**Task objective:** Scan the data below. Pull out each line where "this" occurs.

**Extracted data entries:**

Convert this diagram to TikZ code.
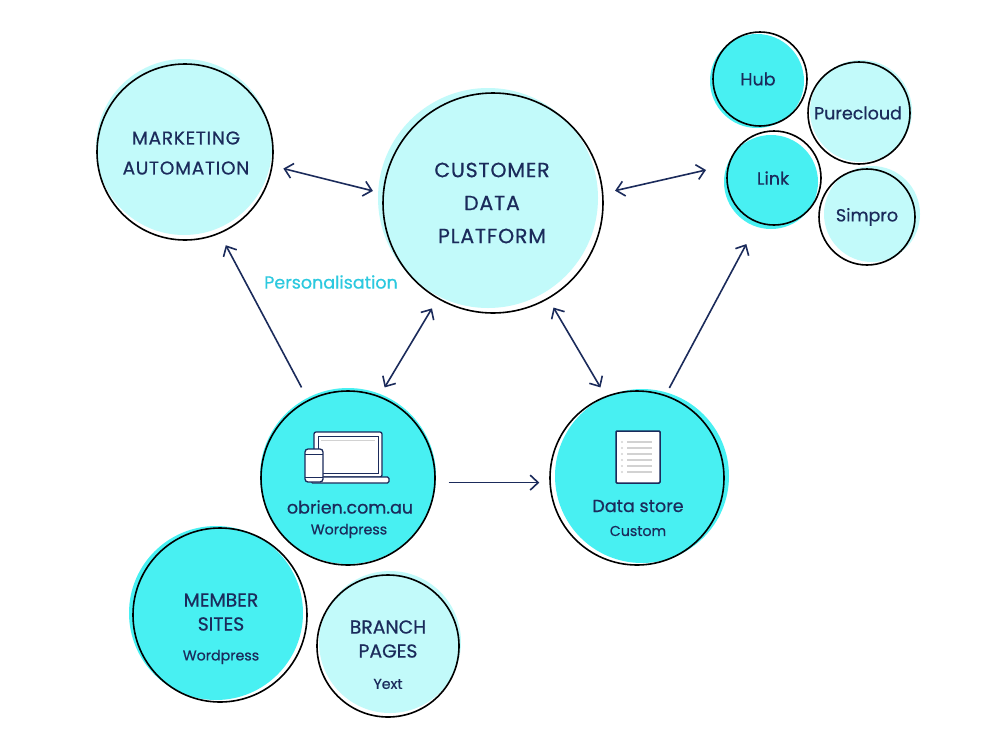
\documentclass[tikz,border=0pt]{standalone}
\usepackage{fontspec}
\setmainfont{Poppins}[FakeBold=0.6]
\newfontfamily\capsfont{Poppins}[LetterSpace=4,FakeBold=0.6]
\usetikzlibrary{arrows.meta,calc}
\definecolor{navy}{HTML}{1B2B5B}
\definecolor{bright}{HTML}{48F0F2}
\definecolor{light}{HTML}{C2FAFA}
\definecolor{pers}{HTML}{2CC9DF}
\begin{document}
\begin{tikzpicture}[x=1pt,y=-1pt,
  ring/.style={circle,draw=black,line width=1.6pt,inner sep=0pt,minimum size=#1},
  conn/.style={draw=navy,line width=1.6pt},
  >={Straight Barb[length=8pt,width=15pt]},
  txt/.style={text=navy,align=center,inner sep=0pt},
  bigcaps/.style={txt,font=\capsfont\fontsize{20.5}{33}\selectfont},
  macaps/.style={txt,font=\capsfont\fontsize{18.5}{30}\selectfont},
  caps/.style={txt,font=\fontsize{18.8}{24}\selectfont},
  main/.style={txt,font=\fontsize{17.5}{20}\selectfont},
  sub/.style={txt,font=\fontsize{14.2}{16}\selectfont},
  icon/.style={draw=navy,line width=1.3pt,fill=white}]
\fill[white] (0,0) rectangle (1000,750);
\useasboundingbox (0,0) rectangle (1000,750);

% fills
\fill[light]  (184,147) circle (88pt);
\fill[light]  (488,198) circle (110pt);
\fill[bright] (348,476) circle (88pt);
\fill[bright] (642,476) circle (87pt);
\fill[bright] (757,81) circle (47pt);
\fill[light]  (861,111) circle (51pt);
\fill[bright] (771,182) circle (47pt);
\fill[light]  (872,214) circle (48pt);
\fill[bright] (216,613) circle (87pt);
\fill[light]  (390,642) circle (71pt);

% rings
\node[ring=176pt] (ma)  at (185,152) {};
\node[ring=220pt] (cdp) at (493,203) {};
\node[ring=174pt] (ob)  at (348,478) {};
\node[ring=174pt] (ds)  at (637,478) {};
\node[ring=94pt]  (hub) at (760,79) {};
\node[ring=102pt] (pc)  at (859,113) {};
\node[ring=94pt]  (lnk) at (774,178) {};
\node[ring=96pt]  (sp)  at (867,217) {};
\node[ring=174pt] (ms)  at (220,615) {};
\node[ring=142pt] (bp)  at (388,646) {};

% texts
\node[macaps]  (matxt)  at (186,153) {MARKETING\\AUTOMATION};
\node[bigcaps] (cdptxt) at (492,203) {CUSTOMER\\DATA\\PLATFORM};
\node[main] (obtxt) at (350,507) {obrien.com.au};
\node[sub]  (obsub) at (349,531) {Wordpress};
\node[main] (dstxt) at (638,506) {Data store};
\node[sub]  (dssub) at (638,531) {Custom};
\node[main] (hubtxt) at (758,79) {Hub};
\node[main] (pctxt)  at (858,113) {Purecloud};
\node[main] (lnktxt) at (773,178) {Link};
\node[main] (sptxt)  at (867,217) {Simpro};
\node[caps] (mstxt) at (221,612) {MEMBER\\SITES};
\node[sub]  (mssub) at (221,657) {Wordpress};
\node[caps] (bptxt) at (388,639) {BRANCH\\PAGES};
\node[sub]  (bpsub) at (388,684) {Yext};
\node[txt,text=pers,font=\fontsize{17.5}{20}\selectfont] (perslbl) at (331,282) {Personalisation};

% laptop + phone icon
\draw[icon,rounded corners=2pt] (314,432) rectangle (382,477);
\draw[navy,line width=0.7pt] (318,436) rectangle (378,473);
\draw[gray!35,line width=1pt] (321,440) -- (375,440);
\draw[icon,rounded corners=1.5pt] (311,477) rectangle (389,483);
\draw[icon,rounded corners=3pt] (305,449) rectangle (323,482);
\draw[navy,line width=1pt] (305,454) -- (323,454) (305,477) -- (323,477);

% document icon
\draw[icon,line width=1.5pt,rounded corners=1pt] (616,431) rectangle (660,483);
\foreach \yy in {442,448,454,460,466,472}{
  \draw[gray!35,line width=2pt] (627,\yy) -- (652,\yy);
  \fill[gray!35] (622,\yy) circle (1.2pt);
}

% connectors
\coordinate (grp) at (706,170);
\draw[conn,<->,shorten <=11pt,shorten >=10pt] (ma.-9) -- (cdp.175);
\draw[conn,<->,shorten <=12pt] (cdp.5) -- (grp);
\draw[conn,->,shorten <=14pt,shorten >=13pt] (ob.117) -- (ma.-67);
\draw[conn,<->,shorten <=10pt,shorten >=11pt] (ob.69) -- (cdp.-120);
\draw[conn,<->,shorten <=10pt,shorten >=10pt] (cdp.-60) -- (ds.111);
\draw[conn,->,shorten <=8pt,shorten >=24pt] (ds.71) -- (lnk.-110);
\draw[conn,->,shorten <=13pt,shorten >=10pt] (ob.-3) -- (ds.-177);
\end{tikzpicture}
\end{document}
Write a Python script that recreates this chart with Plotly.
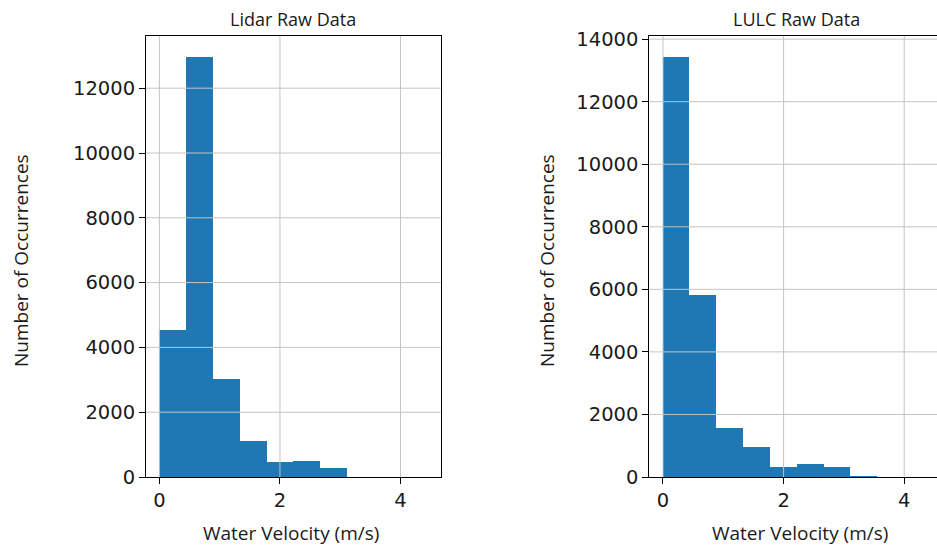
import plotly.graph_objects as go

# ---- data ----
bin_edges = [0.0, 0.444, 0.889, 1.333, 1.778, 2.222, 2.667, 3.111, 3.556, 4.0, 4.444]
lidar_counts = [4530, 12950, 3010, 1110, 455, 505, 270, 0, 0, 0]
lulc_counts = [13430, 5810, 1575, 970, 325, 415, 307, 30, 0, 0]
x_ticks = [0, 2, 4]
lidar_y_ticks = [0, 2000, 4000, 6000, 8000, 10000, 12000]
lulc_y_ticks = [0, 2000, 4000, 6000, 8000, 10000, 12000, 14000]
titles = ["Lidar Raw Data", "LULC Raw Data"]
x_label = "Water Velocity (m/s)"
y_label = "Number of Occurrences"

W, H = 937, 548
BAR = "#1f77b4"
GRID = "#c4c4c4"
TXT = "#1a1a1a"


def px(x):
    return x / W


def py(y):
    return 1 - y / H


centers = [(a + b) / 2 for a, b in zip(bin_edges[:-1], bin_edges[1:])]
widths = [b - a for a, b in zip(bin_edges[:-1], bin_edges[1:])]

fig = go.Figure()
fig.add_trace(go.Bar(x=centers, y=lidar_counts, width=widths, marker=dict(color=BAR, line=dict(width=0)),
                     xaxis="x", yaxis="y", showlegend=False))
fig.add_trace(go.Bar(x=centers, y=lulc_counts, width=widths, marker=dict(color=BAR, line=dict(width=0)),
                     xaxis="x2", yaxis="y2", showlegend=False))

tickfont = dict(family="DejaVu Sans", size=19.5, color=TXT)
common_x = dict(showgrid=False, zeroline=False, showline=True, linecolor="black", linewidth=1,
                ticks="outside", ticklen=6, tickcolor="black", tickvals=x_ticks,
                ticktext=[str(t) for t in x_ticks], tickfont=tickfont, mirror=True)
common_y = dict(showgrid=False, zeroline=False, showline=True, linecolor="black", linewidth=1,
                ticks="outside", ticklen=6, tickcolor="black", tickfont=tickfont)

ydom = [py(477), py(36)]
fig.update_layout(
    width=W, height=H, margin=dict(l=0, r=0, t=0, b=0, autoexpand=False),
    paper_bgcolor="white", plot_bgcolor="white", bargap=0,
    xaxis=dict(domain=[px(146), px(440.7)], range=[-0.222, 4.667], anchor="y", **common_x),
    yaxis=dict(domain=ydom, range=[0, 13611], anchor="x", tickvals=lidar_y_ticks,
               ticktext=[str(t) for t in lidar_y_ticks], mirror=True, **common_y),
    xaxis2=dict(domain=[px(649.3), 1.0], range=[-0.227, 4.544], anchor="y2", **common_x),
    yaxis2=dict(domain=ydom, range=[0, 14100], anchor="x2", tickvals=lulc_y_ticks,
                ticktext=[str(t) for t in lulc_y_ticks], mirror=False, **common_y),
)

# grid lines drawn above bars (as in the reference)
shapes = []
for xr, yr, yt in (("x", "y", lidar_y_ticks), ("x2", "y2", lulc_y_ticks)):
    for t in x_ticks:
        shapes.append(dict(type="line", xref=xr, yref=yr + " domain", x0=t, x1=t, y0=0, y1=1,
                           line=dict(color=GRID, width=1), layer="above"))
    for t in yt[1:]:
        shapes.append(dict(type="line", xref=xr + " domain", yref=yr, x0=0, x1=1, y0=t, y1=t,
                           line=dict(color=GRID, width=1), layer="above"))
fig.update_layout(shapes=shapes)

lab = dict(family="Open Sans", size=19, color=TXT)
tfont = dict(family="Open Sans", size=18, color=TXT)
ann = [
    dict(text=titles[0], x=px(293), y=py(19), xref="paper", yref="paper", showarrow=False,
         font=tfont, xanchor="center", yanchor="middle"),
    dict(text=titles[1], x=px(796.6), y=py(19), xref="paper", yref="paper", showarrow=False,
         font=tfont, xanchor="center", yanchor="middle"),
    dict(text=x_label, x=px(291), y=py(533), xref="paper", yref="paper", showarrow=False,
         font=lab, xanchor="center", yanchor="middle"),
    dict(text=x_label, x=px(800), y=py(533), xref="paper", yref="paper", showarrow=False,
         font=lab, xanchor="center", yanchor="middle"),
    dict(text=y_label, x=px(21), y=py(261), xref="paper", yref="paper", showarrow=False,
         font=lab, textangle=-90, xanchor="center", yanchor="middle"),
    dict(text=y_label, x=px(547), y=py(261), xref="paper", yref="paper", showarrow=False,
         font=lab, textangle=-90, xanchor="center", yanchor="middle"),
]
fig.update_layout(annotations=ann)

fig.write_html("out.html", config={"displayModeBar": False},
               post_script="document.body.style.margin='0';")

**Right answer:**
Convert this diagram to TikZ code.
Write a Python script that recreates this chart with Plotly.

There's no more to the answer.